Aggregation and Colloidal Stability of Commercially Available Al(2)O(3) Nanoparticles in Aqueous Environments

The aggregation and colloidal stability of three, commercially-available, gamma-aluminum oxide nanoparticles (γ-Al(2)O(3) NPs) (nominally 5, 10, and 20–30 nm) were systematically examined as a function of pH, ionic strength, humic acid (HA) or clay minerals (e.g., montmorillonite) concentration using dynamic light scattering and transmission electron microscopy techniques. NPs possess pH-dependent surface charges, with a point of zero charge (PZC) of pH 7.5 to 8. When pH < PZC, γ-Al(2)O(3) NPs are colloidally stable up to 100 mM NaCl and 30 mM CaCl(2).
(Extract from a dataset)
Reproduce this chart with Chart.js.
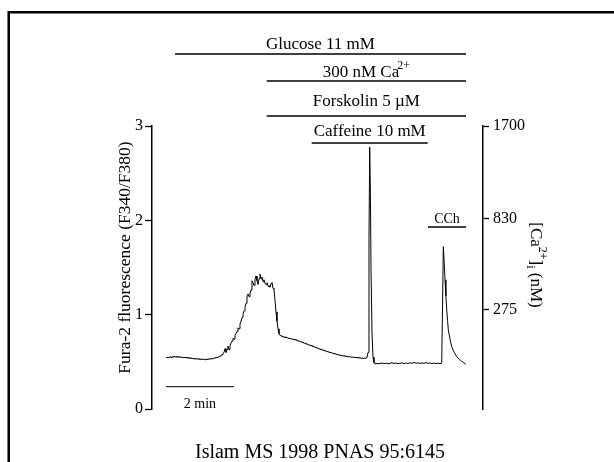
<!DOCTYPE html>
<html><head><meta charset="utf-8">
<script src="https://cdn.jsdelivr.net/npm/chart.js@4"></script>
<style>html,body{margin:0;padding:0;background:#fff;}#wrap{width:614px;height:462px;}</style>
</head><body><div id="wrap"><canvas id="c" width="614" height="462"></canvas></div>
<script>
// ---- data ----
const timeMin = [
0.412,0.441,0.471,0.500,0.529,0.559,0.588,0.618,0.647,0.676,0.706,0.735,0.765,0.794,0.824,0.853,0.882,0.912,0.941,0.971,
1.000,1.029,1.059,1.088,1.118,1.147,1.176,1.206,1.235,1.265,1.294,1.324,1.353,1.382,1.412,1.441,1.471,1.500,1.529,1.559,
1.588,1.618,1.647,1.676,1.706,1.735,1.765,1.794,1.824,1.853,1.882,1.912,1.941,1.971,2.000,2.029,2.059,2.088,2.118,2.147,
2.176,2.206,2.235,2.265,2.294,2.324,2.353,2.382,2.412,2.441,2.471,2.500,2.529,2.559,2.588,2.618,2.647,2.676,2.706,2.735,
2.765,2.794,2.824,2.853,2.882,2.912,2.941,2.971,3.000,3.029,3.059,3.088,3.118,3.147,3.176,3.206,3.235,3.265,3.294,3.324,
3.353,3.382,3.412,3.441,3.471,3.500,3.529,3.559,3.588,3.618,3.647,3.676,3.706,3.735,3.765,3.794,3.824,3.853,3.882,3.912,
3.941,3.971,4.000,4.029,4.059,4.088,4.118,4.147,4.176,4.206,4.235,4.265,4.294,4.324,4.353,4.382,4.412,4.441,4.471,4.500,
4.529,4.559,4.588,4.618,4.647,4.676,4.706,4.735,4.765,4.794,4.824,4.853,4.882,4.912,4.941,4.971,5.000,5.029,5.059,5.088,
5.118,5.147,5.176,5.206,5.235,5.265,5.294,5.324,5.353,5.382,5.412,5.441,5.471,5.500,5.529,5.559,5.588,5.618,5.647,5.676,
5.706,5.735,5.765,5.794,5.824,5.853,5.882,5.912,5.941,5.971,6.000,6.029,6.059,6.088,6.118,6.147,6.176,6.206,6.235,6.265,
6.294,6.324,6.353,6.382,6.403,6.426,6.441,6.471,6.500,6.529,6.559,6.588,6.618,6.647,6.676,6.706,6.765,6.824,6.882,6.941,
7.000,7.059,7.118,7.176,7.235,7.294,7.353,7.412,7.471,7.529,7.588,7.647,7.706,7.765,7.824,7.882,7.941,8.000,8.059,8.118,
8.176,8.235,8.294,8.353,8.412,8.471,8.500,8.521,8.545,8.568,8.594,8.618,8.643,8.668,8.692,8.715,8.765,8.815,8.888,8.962,
9.035,9.109,9.170,9.226
];
const fluorescenceRatio = [
0.545,0.55,0.54,0.55,0.555,0.545,0.555,0.55,0.56,0.55,0.555,0.548,0.556,0.55,0.553,0.547,0.552,0.545,0.55,0.543,
0.548,0.54,0.545,0.538,0.542,0.537,0.54,0.532,0.538,0.53,0.535,0.528,0.533,0.527,0.53,0.524,0.532,0.526,0.53,0.522,
0.528,0.525,0.533,0.527,0.53,0.536,0.532,0.54,0.535,0.545,0.54,0.55,0.545,0.555,0.56,0.57,0.575,0.59,0.6,0.64,
0.6,0.63,0.665,0.63,0.67,0.7,0.72,0.75,0.74,0.78,0.8,0.82,0.86,0.85,0.9,0.93,0.97,1.0,1.04,1.08,
1.12,1.2,1.22,1.19,1.23,1.26,1.36,1.34,1.31,1.37,1.41,1.36,1.32,1.38,1.43,1.38,1.40,1.35,1.37,1.33,
1.32,1.34,1.30,1.31,1.29,1.33,1.34,1.28,1.27,1.15,1.03,0.93,0.85,0.80,0.78,0.775,0.77,0.765,0.76,0.765,
0.755,0.758,0.75,0.752,0.745,0.748,0.74,0.742,0.735,0.738,0.73,0.727,0.72,0.722,0.715,0.712,0.71,0.704,0.70,0.696,
0.69,0.688,0.685,0.678,0.675,0.672,0.67,0.662,0.66,0.655,0.65,0.648,0.645,0.638,0.635,0.632,0.628,0.624,0.62,0.618,
0.612,0.61,0.606,0.603,0.60,0.597,0.594,0.59,0.588,0.585,0.582,0.578,0.576,0.573,0.57,0.568,0.566,0.562,0.565,0.56,
0.557,0.56,0.555,0.552,0.556,0.55,0.548,0.552,0.546,0.545,0.548,0.542,0.545,0.54,0.544,0.538,0.542,0.536,0.54,0.537,
0.54,0.545,0.6,1.8,2.775,2.2,1.5,0.8,0.55,0.49,0.482,0.478,0.484,0.48,0.486,0.482,0.488,0.481,0.486,0.479,
0.484,0.49,0.483,0.487,0.48,0.485,0.489,0.482,0.487,0.483,0.49,0.485,0.492,0.486,0.489,0.483,0.488,0.484,0.49,0.485,
0.488,0.482,0.487,0.483,0.486,0.481,0.485,0.49,1.1,1.72,1.55,1.37,1.2,1.05,0.94,0.84,0.74,0.66,0.6,0.555,
0.53,0.505,0.49,0.475
];
const ratioTicks = [0, 1, 2, 3];
const caTickRatios = [1.05, 2.015, 3.0];
const caTickLabels = ['275', '830', '1700'];
const treatmentNames = ['Glucose 11 mM', '300 nM Ca', 'Forskolin 5 \u00B5M', 'Caffeine 10 mM', 'CCh'];
const treatmentSup = ['', '2+', '', '', ''];
const treatmentStart = [0.676, 3.374, 3.374, 4.697, 8.118];
const treatmentEnd = [9.235, 9.235, 9.235, 8.109, 9.235];
const scaleBarMin = [0.41, 2.41];
const scaleBarLabel = '2 min';
const leftTitle = 'Fura-2 fluorescence (F340/F380)';
const citation = 'Islam MS 1998 PNAS 95:6145';

// ---- drawing ----
const SERIF = "'Liberation Serif','Times New Roman',serif";
const lineY = [54, 81, 116, 143, 227];
const textY = [49, 76.5, 106, 136, 223];
const textSize = [17, 17, 17, 17, 14];

const overlay = {
  id: 'overlay',
  afterDraw(chart) {
    const ctx = chart.ctx;
    const xs = chart.scales.x;
    ctx.save();
    ctx.fillStyle = '#000';
    ctx.strokeStyle = '#000';
    // frame
    ctx.lineWidth = 2.5;
    ctx.beginPath();
    ctx.moveTo(8.7, 462); ctx.lineTo(8.7, 12.2); ctx.lineTo(614, 12.2);
    ctx.stroke();
    // treatment bars
    ctx.lineWidth = 1.4;
    ctx.textBaseline = 'alphabetic';
    for (let i = 0; i < treatmentNames.length; i++) {
      const x1 = xs.getPixelForValue(treatmentStart[i]);
      const x2 = xs.getPixelForValue(treatmentEnd[i]);
      ctx.beginPath(); ctx.moveTo(x1, lineY[i]); ctx.lineTo(x2, lineY[i]); ctx.stroke();
      ctx.font = textSize[i] + 'px ' + SERIF;
      const w1 = ctx.measureText(treatmentNames[i]).width;
      let w2 = 0;
      if (treatmentSup[i]) { ctx.font = '12px ' + SERIF; w2 = ctx.measureText(treatmentSup[i]).width - 2; }
      const cx = (x1 + x2) / 2;
      const sx = cx - (w1 + w2) / 2;
      ctx.textAlign = 'left';
      ctx.font = textSize[i] + 'px ' + SERIF;
      ctx.fillText(treatmentNames[i], sx, textY[i]);
      if (treatmentSup[i]) { ctx.font = '12px ' + SERIF; ctx.fillText(treatmentSup[i], sx + w1 - 2, textY[i] - 8); }
    }
    // scale bar
    const b1 = xs.getPixelForValue(scaleBarMin[0]);
    const b2 = xs.getPixelForValue(scaleBarMin[1]);
    ctx.lineWidth = 1;
    ctx.beginPath(); ctx.moveTo(b1, 386.7); ctx.lineTo(b2, 386.7); ctx.stroke();
    ctx.font = '14px ' + SERIF;
    ctx.textAlign = 'center';
    ctx.fillText(scaleBarLabel, (b1 + b2) / 2, 408);
    // left title
    ctx.save();
    ctx.translate(130, 257.5);
    ctx.rotate(-Math.PI / 2);
    ctx.font = '17.5px ' + SERIF;
    ctx.textAlign = 'center';
    ctx.fillText(leftTitle, 0, 0);
    ctx.restore();
    // right title [Ca2+]i (nM)
    ctx.save();
    ctx.translate(531, 265);
    ctx.rotate(Math.PI / 2);
    const parts = [['[Ca', 17, 0], ['2+', 12, -8], [']', 17, 0], ['i', 12, 4], [' (nM)', 17, 0]];
    let total = 0;
    for (const p of parts) { ctx.font = p[1] + 'px ' + SERIF; total += ctx.measureText(p[0]).width; }
    let px = -total / 2;
    ctx.textAlign = 'left';
    for (const p of parts) {
      ctx.font = p[1] + 'px ' + SERIF;
      ctx.fillText(p[0], px, p[2]);
      px += ctx.measureText(p[0]).width;
    }
    ctx.restore();
    // citation
    ctx.font = '20px ' + SERIF;
    ctx.textAlign = 'center';
    ctx.fillText(citation, 320, 458);
    ctx.restore();
  }
};

new Chart(document.getElementById('c'), {
  type: 'line',
  data: {
    datasets: [{
      data: timeMin.map((t, i) => ({ x: t, y: fluorescenceRatio[i] })),
      borderColor: '#000', borderWidth: 1, pointRadius: 0, tension: 0, fill: false
    }]
  },
  options: {
    responsive: false, animation: false, devicePixelRatio: 1,
    layout: { padding: { left: 112, right: 86, top: 126, bottom: 53 } },
    plugins: { legend: { display: false }, tooltip: { enabled: false } },
    scales: {
      x: { type: 'linear', min: 0, max: 9.735, display: false },
      y: {
        position: 'left', min: 0, max: 3,
        afterBuildTicks: s => { s.ticks = ratioTicks.map(v => ({ value: v })); },
        afterFit: s => { s.width = 40; },
        ticks: { color: '#000', font: { family: SERIF, size: 16 }, padding: 2 },
        grid: { drawOnChartArea: false, drawTicks: true, tickLength: 7, tickColor: '#000', tickWidth: 1.3 },
        border: { color: '#000', width: 1.5 }
      },
      y2: {
        position: 'right', min: 0, max: 3,
        afterBuildTicks: s => { s.ticks = caTickRatios.map(v => ({ value: v })); },
        afterFit: s => { s.width = 45; },
        ticks: { color: '#000', font: { family: SERIF, size: 16 }, padding: 4,
                 callback: (v, i) => caTickLabels[i] },
        grid: { drawOnChartArea: false, drawTicks: true, tickLength: 6, tickColor: '#000', tickWidth: 1.3 },
        border: { color: '#000', width: 1.5 }
      }
    }
  },
  plugins: [overlay]
});
</script></body></html>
However, significant aggregation of NPs is pronounced in both electrolytes at high ionic strength. In mixed systems, both HA and montmorillonite enhance NP colloidal stability through electrostatic interactions and steric hindrance when pH ≤ PZC, whereas their surface interactions are quite limited when pH > PZC. Even when pH approximates PZC, NPs became stable at a HA concentration of 1 mg·L(−1). The magnitude of interactions and dominant sites of interaction (basal planes versus edge sites) are significantly dependent on pH because both NPs and montmorillonite have pH-dependent (conditional) surface charges. Thus, solution pH, ionic strength, and the presence of natural colloids greatly modify the surface conditions of commercial γ-Al(2)O(3) NPs, affecting aggregation and colloidal stability significantly in the aqueous environment.